The Era of Attacking the “Process,” Not the Program

When people talk about software security, they usually think of vulnerabilities inside the program itself. Buffer overflows, authentication bypasses, and SQL injections are typical examples. For a long time, both security research and attacks have centered around these kinds of weaknesses. Attackers analyzed the internal structure of programs, crafted unexpected inputs, and tried to break systems or escalate privileges. Security practices evolved accordingly, focusing on discovering and patching these vulnerabilities.

However, a series of incidents over the past few years has made it clear that this traditional perspective is no longer sufficient. Attackers do not necessarily need to hack the program itself. In fact, there is a far more efficient approach: attacking the entire process through which software is created and distributed.

This approach is simpler than it sounds. Before the program is distributed, an attacker only needs to insert malicious code somewhere along the process. This can be done by compromising update servers, manipulating build systems, or injecting malicious code into developer tools. In this way, the attacker does not target just a single program—they can simultaneously compromise every user of that program.

This is the very essence of the rapid rise of software supply chain attacks in recent years.

The Target of Attacks Is Changing

Traditional hacking targets specific systems. A single server, a company, or the network of a particular organization becomes the focus of an attack. These attacks are dangerous, but at the same time, their scope is limited. Even when attackers succeed, the damage often remains confined within a relatively specific boundary.

Supply chain attacks, however, operate in a completely different way. The target is no longer the end user. Instead, the process that delivers software to those users becomes the primary objective.

This difference is larger than it might initially seem. If an attacker gains control of a program’s update server, they can distribute malicious code to countless computers using that program at the same time. Users believe they are installing a normal update, but in reality, they are executing code planted by the attacker.

In this structure, the efficiency of an attack increases dramatically. Attackers no longer need to hack numerous individual systems. Instead, they only need to take control of a single central point. That point is often the development environment, build system, distribution server, or developer tools.

And it is precisely at this point that the target of attacks begins to shift in a more interesting direction.

Why Developer Tools Become the Target of Attacks

Software is built with code, but that code is always written through tools. Text editors, IDEs, compilers, build systems, and package managers are typical examples. Developers use these tools to write, build, and distribute programs.

This implies an important fact: developer tools are the starting point of countless software systems.

If an attacker compromises the tools used by developers, they can influence every program those developers create. This is not merely an attack on a single program—it is an attack on the entire process of creating that program.

For example, imagine that an IDE or compiler has been manipulated to inject malicious code. Developers would believe they are writing normal code. However, the actual built program could include code planted by the attacker. Once that program is distributed to users, the attack spreads naturally.
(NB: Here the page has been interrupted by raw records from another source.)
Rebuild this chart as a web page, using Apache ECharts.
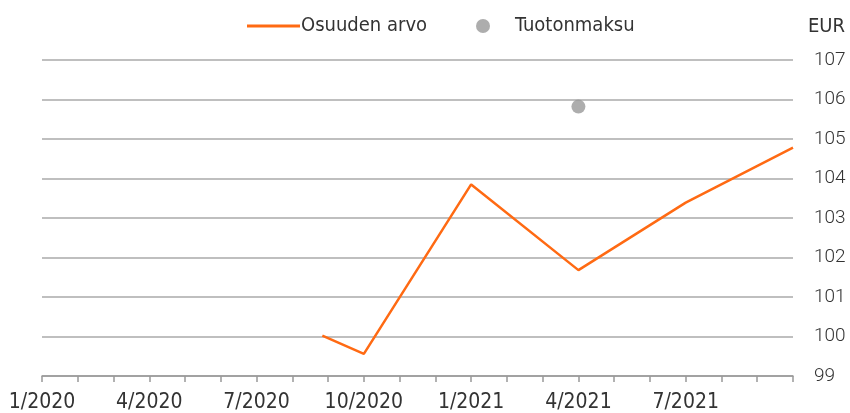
<!DOCTYPE html>
<html><head><meta charset="utf-8">
<script src="https://cdn.jsdelivr.net/npm/echarts@6/dist/echarts.min.js"></script>
<style>html,body{margin:0;padding:0;background:#fff}#c{width:850px;height:413px}</style>
</head><body><div id="c"></div>
<script>
// Data
const monthLabels = ['1/2020','2/2020','3/2020','4/2020','5/2020','6/2020','7/2020','8/2020','9/2020','10/2020','11/2020','12/2020',
  '1/2021','2/2021','3/2021','4/2021','5/2021','6/2021','7/2021','8/2021','9/2021','10/2021'];
const navDates = ['2020-08-27','2020-10-01','2021-01-01','2021-04-01','2021-07-01','2021-10-01'];
const navValues = [100.02, 99.56, 103.85, 101.68, 103.39, 104.78];
const dividendDates = ['2021-04-01'];
const dividendValues = [105.82];
const yTicks = [99,100,101,102,103,104,105,106,107];
const unitLabel = 'EUR';

function monthIndex(d){
  const [y,m,day] = d.split('-').map(Number);
  const dim = new Date(y, m, 0).getDate();
  return (y-2020)*12 + (m-1) + (day-1)/dim;
}
const narrow = '"Liberation Sans Narrow","DejaVu Sans Condensed",sans-serif';
const chart = echarts.init(document.getElementById('c'));
chart.setOption({
  animation:false,
  title:{text:unitLabel,left:803,top:12,textStyle:{fontFamily:narrow,fontSize:20,fontWeight:'normal',color:'#333'}},
  grid:{left:42,right:57,top:60,bottom:36},
  legend:[{
    top:16,left:247,padding:0,
    textStyle:{fontFamily:narrow,fontSize:20,color:'#333',padding:[0,0,0,-4]},
    data:[{name:'Osuuden arvo',icon:'rect',itemStyle:{color:'#FF6A13'}}],
    itemWidth:53,itemHeight:3
  },{
    top:16,left:476,padding:0,
    textStyle:{fontFamily:narrow,fontSize:20,color:'#333',padding:[0,0,0,20]},
    data:[{name:'Tuotonmaksu',icon:'circle'}],
    itemWidth:14,itemHeight:14
  }],
  xAxis:{
    type:'value',min:0,max:monthLabels.length-1,interval:1,
    axisLine:{show:true,lineStyle:{color:'#999',width:1.5}},
    axisTick:{show:true,length:6,lineStyle:{color:'#999',width:1.5}},
    splitLine:{show:false},
    axisLabel:{fontFamily:narrow,fontSize:21,color:'#333',margin:16,
      formatter:(v)=> (v%3===0 && v<monthLabels.length-1) ? monthLabels[v] : ''}
  },
  yAxis:{
    type:'value',position:'right',min:yTicks[0],max:yTicks[yTicks.length-1],interval:1,
    axisLine:{show:false},axisTick:{show:false},
    splitLine:{lineStyle:{color:'#aaa',width:1.5}},
    axisLabel:{fontFamily:'Roboto',fontWeight:300,fontSize:19,color:'#333',margin:21}
  },
  series:[
    {name:'Osuuden arvo',type:'line',symbol:'none',lineStyle:{color:'#FF6A13',width:2.5},itemStyle:{color:'#FF6A13'},
     data:navDates.map((d,i)=>[monthIndex(d),navValues[i]])},
    {name:'Tuotonmaksu',type:'scatter',symbolSize:14,itemStyle:{color:'#999'},
     data:dividendDates.map((d,i)=>[monthIndex(d),dividendValues[i]])}
  ]
});
</script></body></html>
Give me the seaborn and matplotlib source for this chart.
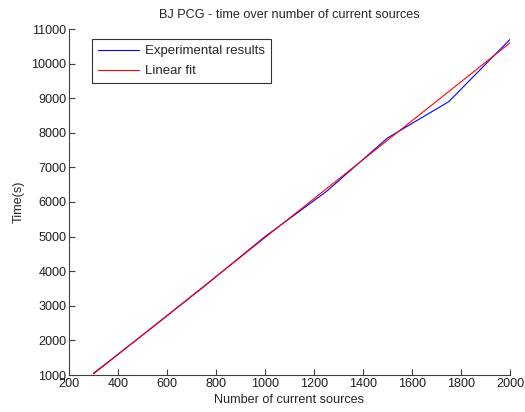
import matplotlib
matplotlib.use("Agg")
import matplotlib.pyplot as plt
import seaborn as sns
import pandas as pd

sources = [300, 500, 750, 1000, 1250, 1500, 1750, 2000]
times = [1050, 2150, 3550, 5000, 6300, 7850, 8900, 10700]
fit_x = [300, 2000]
fit_y = [1030, 10600]

sns.set_style("white")
plt.rcParams['font.family'] = ['Liberation Sans', 'DejaVu Sans']
FS = 9.1

fig = plt.figure(figsize=(5.25, 4.12), dpi=100)
ax = fig.add_axes([69/525, 37/412, 441/525, 346/412])

df_exp = pd.DataFrame({"x": sources, "y": times})
df_fit = pd.DataFrame({"x": fit_x, "y": fit_y})
sns.lineplot(data=df_exp, x="x", y="y", ax=ax, color=(0, 0, 1), lw=0.8,
             label="Experimental results")
sns.lineplot(data=df_fit, x="x", y="y", ax=ax, color=(1, 0, 0), lw=0.8,
             label="Linear fit")

ax.set_xlim(200, 2000)
ax.set_ylim(1000, 11000)
ax.set_xticks(range(200, 2001, 200))
ax.set_yticks(range(1000, 11001, 1000))
for s in ["top", "right"]:
    ax.spines[s].set_visible(False)
for s in ["left", "bottom"]:
    ax.spines[s].set_color("#404040")
    ax.spines[s].set_linewidth(0.8)
ax.tick_params(direction="in", length=4, width=0.8, color="#404040",
               labelsize=FS, labelcolor="#202020", pad=2,
               bottom=True, left=True)
ax.set_xlabel("Number of current sources", fontsize=FS, labelpad=3)
ax.set_ylabel("Time(s)", fontsize=FS, labelpad=5)
ax.set_title("BJ PCG - time over number of current sources", fontsize=FS, pad=8)

leg = ax.legend(loc="upper left", bbox_to_anchor=(23/441, 1 - 10/346),
                frameon=True, fancybox=False, fontsize=FS + 0.4, handlelength=3.1,
                borderaxespad=0, borderpad=0.45, labelspacing=0.6, handletextpad=0.5)
leg.get_frame().set_edgecolor("black")
leg.get_frame().set_linewidth(0.8)

fig.savefig("out.png", dpi=100)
In this structure, developers become both victims of the attack and unwitting distributors of it. Attackers do not need to hack developers directly. Instead, they only need to take control of the tools developers use.

The Invisible War

One of the reasons these attacks are particularly dangerous is that most users are not even aware of their existence. Vulnerabilities inside programs often leave visible signs—systems behave abnormally, data is leaked, or services are disrupted.

Supply chain attacks, however, proceed much more quietly.

Users install what appears to be a normal update. Developers use what seem to be legitimate tools. Programs appear to run as expected. Yet inside, malicious code inserted by an attacker may be hidden. In some cases, that code can remain undetected for months, or even years.

These attacks are also technically complex. Attackers are not simply looking for vulnerabilities; they must understand the entire software development and distribution process. Build systems, update mechanisms, code signing frameworks, and package management structures can all become targets.

But it is precisely this complexity that makes the impact of a successful attack far greater than one might imagine.

Why This Topic Matters

Most of the software we use today exists on top of a vast supply chain. A single program depends on dozens of libraries, and those libraries, in turn, rely on other projects. Developer tools, package repositories, build systems, and CI/CD environments are all interconnected, forming a massive ecosystem.

This structure has made software development remarkably fast. At the same time, however, it has created a new attack surface. Attackers no longer need to dig into the internals of a program. Instead, they can target the process through which the program is created.

Several incidents over the past few years have made this reality unmistakably clear. There have been cases where update systems were compromised, distributing malicious code to countless users. In other cases, developer tools themselves became channels for delivering malicious code. There have even been instances where state-level attacks were carried out through the software supply chain.

This series aims to examine those incidents one by one.

Emerging Threats Around Developer Tools

In the next article, we will look at several major real-world supply chain attacks. In some cases, it was not the program itself but the update system that was compromised. In others, developer tools became the very channel through which malicious code was distributed. In yet other cases, build systems were breached, leading to simultaneous attacks on organizations around the world.

These incidents are not merely isolated security breaches. They are signals that reveal how the nature of attacks in the software world is fundamentally changing.

In the past, hackers attacked programs. Now, attackers target the process of creating those programs.

And at the very center of that process, developer tools always exist.